I am implementing a code that computes the curvature along curves of intersection between vertical planes and parametrised surfaces in 3D. In order to test this code, I have used the surface $S(x,y) = \cos x$ as a test function. The vertical plane P is defined as $y = -\frac{n_x}{n_y}x$ with normal $\mathbf{n}_p = [n_x\ \ n_y\ \ 0]^T$, where $n_x \!=\! -\!\sin\theta$ and $n_y \!=\! \cos\theta$. Here, $\theta\!\in\![0,2\pi]$ is the angle between P and the $xz$-plane that is an input in my code. I have implemented the code, but I am unable to get the correct curvature (I have an alternate means of computing the curvature for the test function because the curve of intersection is a linear scaling of the cos function). I am hoping that if I outline the method I used, someone can point out what I've done wrong. The method I have employed is as follows.
I first define the position vector $\mathbf{s} = [x\ \ y\ \ S(x,y)]^T$ and compute its partial derivatives $\mathbf{s}_x$, $\mathbf{s}_y$, $\mathbf{s}_{xx}$, $\mathbf{s}_{xy}$, and $\mathbf{s}_{yy}$. From this, I compute the unit normal of S as $\mathbf{n}_s = (\mathbf{s}_x\!\times\mathbf{s}_y)/|\mathbf{s}_x\!\times\mathbf{s}_y|$. The tangent along the curve of intersection is then $\mathbf{t} = \mathbf{n}_p\!\times\mathbf{n}_s$.
I then compute the coefficients of the first fundamental form, I, as: $$E=\mathbf{s}_x\!\cdot\mathbf{s}_x,\quad F=\mathbf{s}_x\!\cdot\mathbf{s}_y,\quad G=\mathbf{s}_y\!\cdot\mathbf{s}_y$$ Next, the coefficients of the second fundamental form, II: $$e=\mathbf{s}_{xx}\!\cdot\mathbf{n}_s,\quad f=\mathbf{s}_{xy}\!\cdot\mathbf{n}_s,\quad g=\mathbf{s}_{yy}\!\cdot\mathbf{n}_s$$
The tangent $\mathbf{t}$ of the intersection curve can be expressed as a linear combination of $\mathbf{s}_x$ and $\mathbf{s}_y$:
$$
\mathbf{t} = \left(\mathbf{t}\!\cdot\!\frac{\mathbf{s}_x}{|\mathbf{s}_x|}\right)\!\!\frac{\mathbf{s}_x}{|\mathbf{s}_x|} + \left(\mathbf{t}\!\cdot\!\frac{\mathbf{s}_y}{|\mathbf{s}_y|}\right)\!\!\frac{\mathbf{s}_y}{|\mathbf{s}_y|} = \left(\frac{\mathbf{t}\cdot\mathbf{s}_x}{\mathbf{s}_x\!\cdot\mathbf{s}_x}\right)\!\mathbf{s}_x + \left(\frac{\mathbf{t}\cdot\mathbf{s}_y}{\mathbf{s}_y\!\cdot\mathbf{s}_y}\right)\!\mathbf{s}_y = a\mathbf{s}_x + b\mathbf{s}_y.
$$
Lastly, I compute the normal curvature as:
$$
\kappa_n = \frac{\text{II}}{\text{I}} = \frac{ea^2 + 2fab + gb^2}{Ea^2 + 2Fab + Gb^2}
$$
Is the method outlined above the right way to compute the curvature along the intersection curve? Any help/advice would be very much appreciated!

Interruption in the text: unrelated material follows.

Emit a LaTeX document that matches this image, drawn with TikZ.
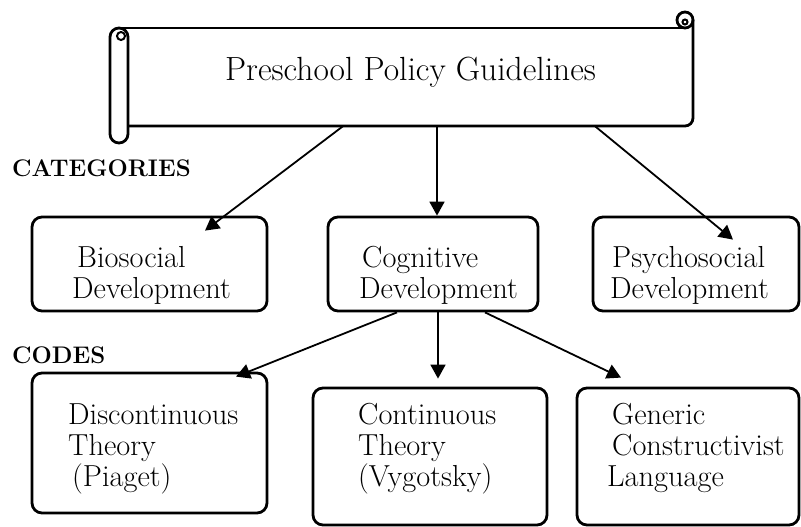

$\bf{Edit}$: the code just so happens to compute the correct curvature when $x$ is an integer multiple of $\pi$, i.e. at the troughs/peaks of the cos function.
$\bf{Edit}$: It turns out that I don't actually want to be computing the 'normal' curvature in this case, as @Ted Shifrin has clearly pointed out in his answer. I want to be computing the curvature of the intersection curve 'in the vertical plane'.
Best Answer
I see that I misled you with my answer to your first post, as I misinterpreted the question. What I told you to compute was the normal curvature of the curve, which agrees with its curvature precisely when the plane slicing the surface contains the normal vector of the surface at the point. However, what gives you the answer is Meusnier's Formula (p. 51) of my text: The usual curvature and the normal curvature are related by $$\text{II}(\vec v,\vec v) = \kappa_n = \kappa\cos\phi,$$ where $\phi$ is the angle between the principal normal and the surface normal. (The principal normal of your curve is going to be one of the two unit vectors in your slicing plane orthogonal to the tangent vector of the curve. Presumably your signed curvature requires that you pick an orientation on the slicing plane — i.e., a choice of normal vector to that plane.)
Your computation presumably gave the correct answer at the points where the slicing plane was actually normal to the surface.